# 02. Preprocessing (전처리)

QC + Big Five + Ideology + Honesty-Humility 점수 계산

In [None]:
%pip install pandas numpy -q

In [None]:
import pandas as pd
import numpy as np
import os

if os.path.basename(os.getcwd()) == 'notebooks':
    os.chdir('..')
print(f'작업 폴더: {os.getcwd()}')

In [None]:
# 데이터 로드
data = pd.read_csv('data/raw/sapa_data.csv')
keys = pd.read_csv('data/raw/superKey696.csv', index_col=0)
item_cols = [col for col in data.columns if col.startswith('q_')]

print(f"데이터: {len(data):,}명, {len(item_cols)}문항")

## 1. QC (Quality Control)

In [None]:
# 응답 부족 (10개 미만)
responses = data[item_cols].notna().sum(axis=1)
low_response = data[responses < 10]['RID'].tolist()

# Straight-lining (모든 응답 동일)
def is_straight(row):
    valid = row.dropna()
    return len(valid) >= 10 and valid.nunique() == 1

straight = data[data[item_cols].apply(is_straight, axis=1)]['RID'].tolist()

# 제외 적용
exclude = set(low_response) | set(straight)
data_clean = data[~data['RID'].isin(exclude)].copy()

print(f"=== QC 결과 ===")
print(f"응답 부족: {len(low_response)}명")
print(f"Straight-lining: {len(straight)}명")
print(f"제외 합계: {len(exclude)}명")
print(f"유효 응답자: {len(data_clean):,}명")

## 2. Big Five 점수 계산

In [None]:
def calc_scale(df, keys, scale):
    """채점 키로 척도 점수 계산 (역채점 포함)"""
    items = keys.index[keys[scale] != 0].tolist()
    weights = keys.loc[items, scale]
    available = [q for q in items if q in df.columns]
    
    if not available:
        return pd.Series([np.nan] * len(df), index=df.index)
    
    subset = df[available].copy()
    for item in available:
        if weights[item] == -1:
            subset[item] = 7 - subset[item]
    
    return subset.mean(axis=1, skipna=True)

In [None]:
# scores DataFrame 생성
scores = pd.DataFrame()
scores['RID'] = data_clean['RID'].values

# Big Five
for scale in ['NEO_O', 'NEO_C', 'NEO_E', 'NEO_A', 'NEO_N']:
    scores[scale] = calc_scale(data_clean, keys, scale).values

print("=== Big Five 결과 ===")
for scale in ['NEO_O', 'NEO_C', 'NEO_E', 'NEO_A', 'NEO_N']:
    n = scores[scale].notna().sum()
    m = scores[scale].mean()
    s = scores[scale].std()
    print(f"{scale}: N={n:,}, M={m:.2f}, SD={s:.2f}")

## 3. Ideology 점수 계산

Ideology = mean(z(MPQtr), z(NEOo6) * -1)

In [None]:
def z_score(series):
    return (series - series.mean()) / series.std()
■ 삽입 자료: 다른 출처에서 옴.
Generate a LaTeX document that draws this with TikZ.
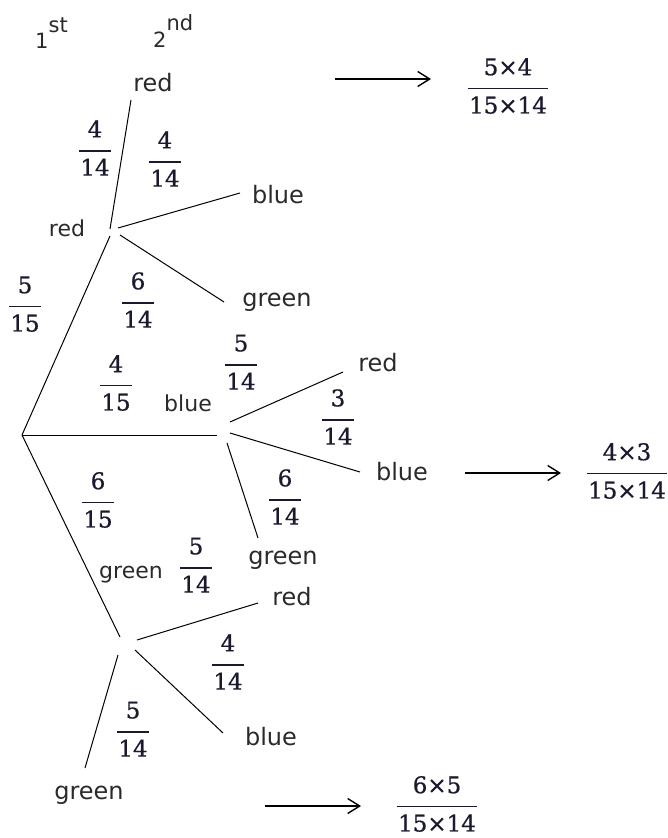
\documentclass[tikz,border=0pt]{standalone}
\usepackage{fontspec}
\setmainfont{DejaVu Sans}
\newfontfamily\fracfont[FakeBold=0.6]{DejaVu Serif}
\usetikzlibrary{arrows.meta}
\newcommand\fr[2]{{\fracfont\fontsize{23}{23}\selectfont\renewcommand\arraystretch{0}\setlength\arrayrulewidth{1.3pt}\begin{tabular}{@{\hspace{1.5pt}}c@{\hspace{1.5pt}}}\rule[-13pt]{0pt}{37pt}#1\\\hline\rule{0pt}{24pt}#2\end{tabular}}}
\definecolor{txt}{HTML}{2A2A2A}
\definecolor{num}{HTML}{1A1A2E}
\tikzset{
  lone/.style={font=\fontsize{22}{22}\selectfont, text=txt, inner sep=0pt},
  ltwo/.style={font=\fontsize{24}{24}\selectfont, text=txt, inner sep=0pt},
  ord/.style={font=\fontsize{21}{21}\selectfont, text=txt, inner sep=0pt, anchor=base west},
  frac/.style={inner sep=0pt, text=num, yshift=6.5pt},
  branch/.style={line width=1pt, black},
  arr/.style={line width=1.4pt, black, -{Straight Barb[length=12pt,width=15pt,line width=1.4pt]}}
}
\begin{document}
\begin{tikzpicture}[x=1pt,y=-1pt]
\useasboundingbox (0,0) rectangle (667,838);
% headers
\node[ord] (h1) at (35,48) {1\raisebox{16pt}{st}};
\node[ord] (h2) at (153,47) {2\raisebox{17pt}{nd}};
% labels
\node[ltwo] (rr) at (153,83) {red};
\node[ltwo] (rb) at (278,195) {blue};
\node[ltwo] (rg) at (277,302) {green};
\node[lone] (r) at (67,228) {red};
\node[lone] (b) at (188,403) {blue};
\node[ltwo] (br) at (378,363) {red};
\node[ltwo] (bb) at (402,472) {blue};
\node[ltwo] (bg) at (283,560) {green};
\node[lone] (g) at (131,575) {green};
\node[ltwo] (gr) at (292,597) {red};
\node[ltwo] (gb) at (271,737) {blue};
\node[ltwo] (gg) at (89,795) {green};
% fractions (position = centre of the fraction bar)
\node[frac] (f1) at (95,151) {\fr{4}{14}};
\node[frac] (f2) at (165,162) {\fr{4}{14}};
\node[frac] (f3) at (25,307) {\fr{5}{15}};
\node[frac] (f4) at (138,303) {\fr{6}{14}};
\node[frac] (f5) at (116,386) {\fr{4}{15}};
\node[frac] (f6) at (241,365) {\fr{5}{14}};
\node[frac] (f7) at (338,420) {\fr{3}{14}};
\node[frac] (f8) at (285,500) {\fr{6}{14}};
\node[frac] (f9) at (98,503) {\fr{6}{15}};
\node[frac] (f10) at (196,568) {\fr{5}{14}};
\node[frac] (f11) at (228,665) {\fr{4}{14}};
\node[frac] (f12) at (133,732) {\fr{5}{14}};
\node[frac] (p1) at (508,89) {\fr{5×4}{15×14}};
\node[frac] (p2) at (627,474) {\fr{4×3}{15×14}};
\node[frac] (p3) at (437,807) {\fr{6×5}{15×14}};
% branch end points
\coordinate (root) at (22,435);
\coordinate (rin) at (110,236);
\coordinate (bin) at (217,435);
\coordinate (gin) at (120,637);
\coordinate (rrs) at (110,229); \coordinate (rre) at (131,100);
\coordinate (rbs) at (118,228); \coordinate (rbe) at (240,193);
\coordinate (rgs) at (120,235); \coordinate (rge) at (224,302);
\coordinate (brs) at (230,422); \coordinate (bre) at (343,372);
\coordinate (bbs) at (230,433); \coordinate (bbe) at (360,472);
\coordinate (bgs) at (227,443); \coordinate (bge) at (258,538);
\coordinate (grs) at (137,640); \coordinate (gre) at (258,603);
\coordinate (gbs) at (135,650); \coordinate (gbe) at (223,733);
\coordinate (ggs) at (118,655); \coordinate (gge) at (85,768);
\draw[branch] (root) -- (rin);
\draw[branch] (root) -- (bin);
\draw[branch] (root) -- (gin);
\draw[branch] (rrs) -- (rre);
\draw[branch] (rbs) -- (rbe);
\draw[branch] (rgs) -- (rge);
\draw[branch] (brs) -- (bre);
\draw[branch] (bbs) -- (bbe);
\draw[branch] (bgs) -- (bge);
\draw[branch] (grs) -- (gre);
\draw[branch] (gbs) -- (gbe);
\draw[branch] (ggs) -- (gge);
% arrows
\coordinate (a1s) at (335,79); \coordinate (a1e) at (431,79);
\coordinate (a2s) at (465,473); \coordinate (a2e) at (561,473);
\coordinate (a3s) at (265,806); \coordinate (a3e) at (361,806);
\draw[arr] (a1s) -- (a1e);
\draw[arr] (a2s) -- (a2e);
\draw[arr] (a3s) -- (a3e);
\end{tikzpicture}
\end{document}
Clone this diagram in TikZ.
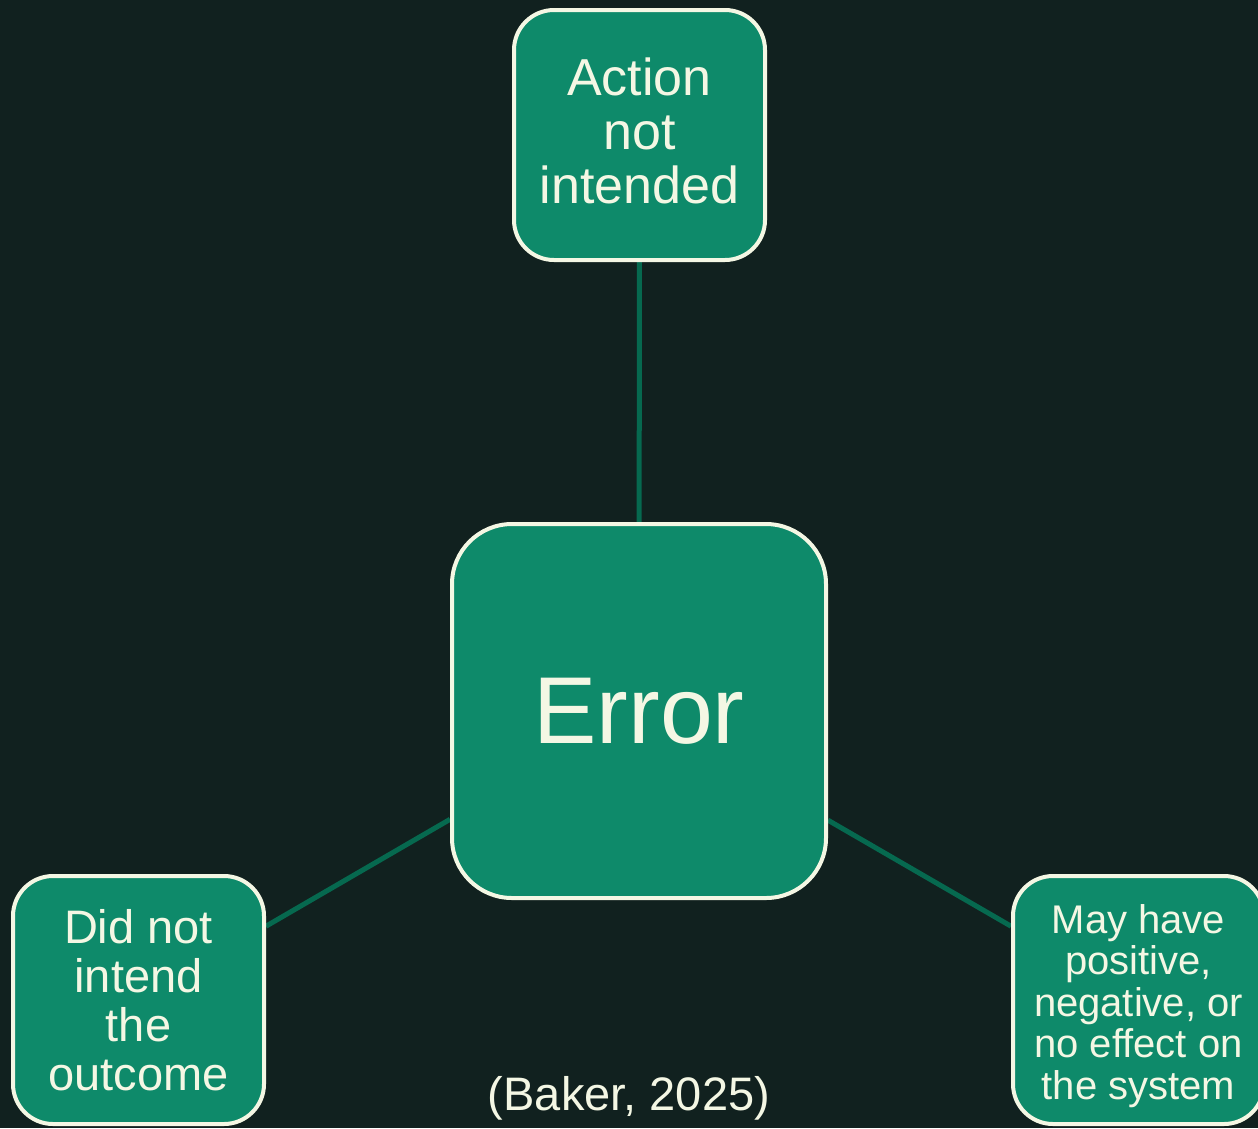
\documentclass[tikz,border=0pt]{standalone}
\usepackage{fontspec}
\setmainfont{Liberation Sans}
\usetikzlibrary{backgrounds}

\definecolor{bgdark}{HTML}{11211F}
\definecolor{boxfill}{HTML}{0E8A6A}
\definecolor{cream}{HTML}{F4F7E4}
\definecolor{linkgreen}{HTML}{06694F}

\tikzset{
  box/.style={draw=cream, fill=boxfill, line width=4pt, text=cream,
    align=center, inner sep=0pt, rounded corners=40pt,
    minimum width=251pt, minimum height=250pt},
  hub/.style={box, rounded corners=60pt, minimum width=374pt, minimum height=374pt,
    font=\fontsize{95}{98}\selectfont},
  caption/.style={text=cream, align=center, inner sep=0pt},
  link/.style={draw=linkgreen, line width=5pt}
}

\begin{document}
\begin{tikzpicture}[x=1pt, y=-1pt]
  \useasboundingbox (0,0) rectangle (1258,1128);

  % boxes
  \node[hub] (err) at (639,711) {Error};
  \node[box] (act) at (639.5,135) {};
  \node[box, minimum height=248pt] (dnt) at (138.5,1000) {};
  \node[box, minimum height=248pt] (eff) at (1138.5,1000) {};

  % box texts
  \node[caption, font=\fontsize{52}{54}\selectfont, yshift=4pt] (acttext) at (act.center)
    {Action\\not\\intended};
  \node[caption, font=\fontsize{47}{49}\selectfont] (dnttext) at (dnt.center)
    {Did not\\intend\\the\\outcome};
  \node[caption, font=\fontsize{40}{41.4}\selectfont, yshift=-6pt] (efftext) at (eff.center)
    {May have\\positive,\\negative, or\\no effect on\\the system};

  \node[text=cream, font=\fontsize{47}{49}\selectfont, anchor=base] (cite) at (629,1110)
    {(Baker, 2025)};

  \begin{scope}[on background layer]
    \fill[bgdark] (0,0) rectangle (1258,1128);
    \draw[link] (act) -- (err);
    \draw[link] (dnt) -- (err);
    \draw[link] (eff) -- (err);
  \end{scope}
\end{tikzpicture}
\end{document}
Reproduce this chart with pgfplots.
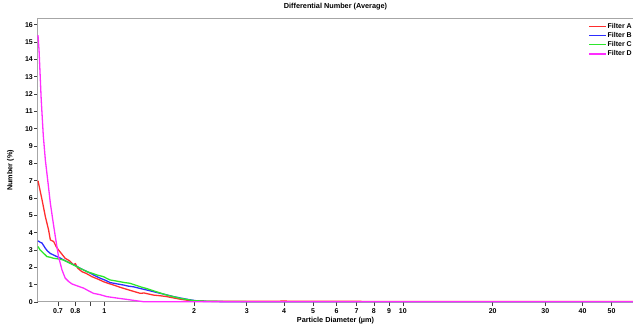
\documentclass[border=0pt]{standalone}
\usepackage{fontspec}
\setmainfont{Liberation Sans}
\usepackage{pgfplots}
\pgfplotsset{compat=1.18}
\definecolor{cA}{RGB}{255,45,45}
\definecolor{cB}{RGB}{45,45,255}
\definecolor{cC}{RGB}{45,230,45}
\definecolor{cD}{RGB}{255,45,255}
\newcommand{\lf}{\fontsize{7.3}{8}\selectfont\bfseries}
\newcommand{\tf}{\fontsize{7}{8}\selectfont\bfseries}
\begin{document}
\begin{tikzpicture}
\begin{axis}[
  at={(0,0)}, anchor=south west,
  scale only axis, width=595pt, height=283pt,
  xmode=log, xmin=0.6, xmax=59, ymin=0, ymax=16.33,
  clip=false,
  axis line style={draw=black!35, line width=1pt},
  tick style={black!75, line width=0.6pt},
  tick align=outside, major tick length=4pt,
  xtick={0.7,0.8,0.9,1,2,3,4,5,6,7,8,9,10,20,30,40,50},
  xticklabels={0.7,0.8,,1,2,3,4,5,6,7,8,9,10,20,30,40,50},
  minor xtick={},
  ytick={0,1,...,16},
  xtick pos=bottom, ytick pos=left,
  /pgf/number format/assume math mode=true,
  ticklabel style={font=\tf},
  xticklabel style={inner sep=1pt, yshift=-1pt},
  yticklabel style={inner sep=1pt},
  title={Differential Number (Average)},
  title style={font=\lf, at={(0.5,1)}, anchor=south, yshift=3pt, inner sep=0pt},
  xlabel={Particle Diameter (µm)},
  ylabel={Number (\%)},
  xlabel style={font=\lf, at={(axis description cs:0.5,-0.0671)}, anchor=center},
  ylabel style={font=\lf, at={(axis description cs:-0.0462,0.465)}, anchor=center, rotate=0},
  legend style={at={(1,1)}, anchor=north east, xshift=3pt, yshift=-1pt, draw=none, fill=none, font=\tf, nodes={inner sep=1pt}, row sep=0.6pt},
  legend cell align=left,
  legend image code/.code={\draw[mark repeat=2,mark phase=2,#1] plot coordinates {(0pt,0pt) (8.5pt,0pt) (17pt,0pt)};},
  every axis plot/.append style={line width=1.3pt, line join=round},
]
\addplot[cA] coordinates {
(0.6,7.0) (0.619,5.9) (0.635,4.93) (0.651,4.16) (0.66,3.58) (0.677,3.49) (0.69,3.2) (0.703,3.0)
(0.72,2.78) (0.74,2.52) (0.765,2.38) (0.79,2.14) (0.80,2.22) (0.815,1.95) (0.842,1.75) (0.87,1.65)
(0.91,1.46) (0.95,1.33) (0.995,1.17) (1.03,1.08) (1.074,0.98) (1.13,0.85) (1.19,0.73) (1.25,0.62)
(1.32,0.50) (1.36,0.52) (1.46,0.40) (1.54,0.36) (1.62,0.31) (1.70,0.24) (1.80,0.16) (1.9,0.10)
(1.99,0.06) (2.3,0.04) (3,0.04) (4,0.05) (5,0.04) (10,0.03) (20,0.03) (59,0.03)};
\addlegendentry{Filter A}
\addplot[cB] coordinates {
(0.6,3.53) (0.61,3.45) (0.619,3.4) (0.635,3.1) (0.645,2.95) (0.66,2.8) (0.694,2.62) (0.71,2.55)
(0.73,2.43) (0.77,2.24) (0.80,2.10) (0.83,1.95) (0.865,1.80) (0.898,1.66) (0.935,1.50) (0.97,1.37)
(1.01,1.25) (1.047,1.12) (1.10,1.05) (1.16,0.98) (1.2,0.92) (1.25,0.88) (1.32,0.78) (1.39,0.69)
(1.46,0.60) (1.54,0.50) (1.62,0.41) (1.71,0.31) (1.80,0.23) (1.89,0.16) (2.0,0.09) (2.09,0.04)
(2.5,0.02) (4,0.02) (10,0.01) (59,0.01)};
\addlegendentry{Filter B}
\addplot[cC] coordinates {
(0.6,3.2) (0.61,3.0) (0.619,2.9) (0.643,2.62) (0.66,2.58) (0.677,2.52) (0.713,2.47) (0.73,2.42)
(0.75,2.33) (0.78,2.18) (0.81,2.04) (0.84,1.90) (0.875,1.75) (0.91,1.66) (0.945,1.56) (0.995,1.46)
(1.02,1.36) (1.047,1.27) (1.09,1.22) (1.13,1.17) (1.17,1.12) (1.22,1.08) (1.27,0.98) (1.32,0.88)
(1.39,0.77) (1.46,0.65) (1.54,0.52) (1.62,0.40) (1.71,0.30) (1.80,0.21) (1.9,0.14) (1.99,0.08)
(2.2,0.04) (3,0.02) (10,0.01) (59,0.01)};
\addlegendentry{Filter C}
\addplot[cD] coordinates {
(0.6,15.4) (0.605,14.5) (0.615,11.7) (0.625,9.6) (0.635,8.2) (0.648,6.9) (0.66,5.7) (0.673,4.7)
(0.686,3.76) (0.703,2.62) (0.722,1.85) (0.74,1.38) (0.76,1.18) (0.78,1.04) (0.815,0.92) (0.853,0.8)
(0.885,0.65) (0.92,0.5) (0.97,0.42) (1.02,0.31) (1.1,0.23) (1.19,0.15) (1.27,0.08) (1.35,0.02)
(1.6,0.01) (3,0.01) (10,0.01) (59,0.01)};
\addlegendentry{Filter D}
\end{axis}
\pgfresetboundingbox
\path[use as bounding box] (-38pt,-25pt) rectangle (595pt,302pt);
\end{tikzpicture}
\end{document}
mpq_tr = calc_scale(data_clean, keys, 'MPQtr')
neo_o6 = calc_scale(data_clean, keys, 'NEOo6')

# .values로 index 정렬 문제 방지
scores['Ideology'] = ((z_score(mpq_tr) + z_score(neo_o6) * -1) / 2).values

n = scores['Ideology'].notna().sum()
print(f"=== Ideology 결과 ===")
print(f"Ideology: N={n:,}, M={scores['Ideology'].mean():.3f}, SD={scores['Ideology'].std():.3f}")

## 4. Honesty-Humility 점수 계산

H-H = mean(z(NEOa2), z(NEOa4), z(HEXACO_H))

In [None]:
neo_a2 = calc_scale(data_clean, keys, 'NEOa2')
neo_a4 = calc_scale(data_clean, keys, 'NEOa4')
hexaco_h = calc_scale(data_clean, keys, 'HEXACO_H')

# .values로 index 정렬 문제 방지
scores['Honesty_Humility'] = ((z_score(neo_a2) + z_score(neo_a4) + z_score(hexaco_h)) / 3).values

n = scores['Honesty_Humility'].notna().sum()
print(f"=== Honesty-Humility 결과 ===")
print(f"H-H: N={n:,}, M={scores['Honesty_Humility'].mean():.3f}, SD={scores['Honesty_Humility'].std():.3f}")

## 5. 저장

In [None]:
os.makedirs('data/processed', exist_ok=True)

cols = ['RID', 'NEO_O', 'NEO_C', 'NEO_E', 'NEO_A', 'NEO_N', 'Ideology', 'Honesty_Humility']
scores[cols].to_csv('data/processed/sapa_scores.csv', index=False)

print(f"\n✅ 저장 완료: data/processed/sapa_scores.csv")
print(f"총 {len(scores):,}명, 7개 척도")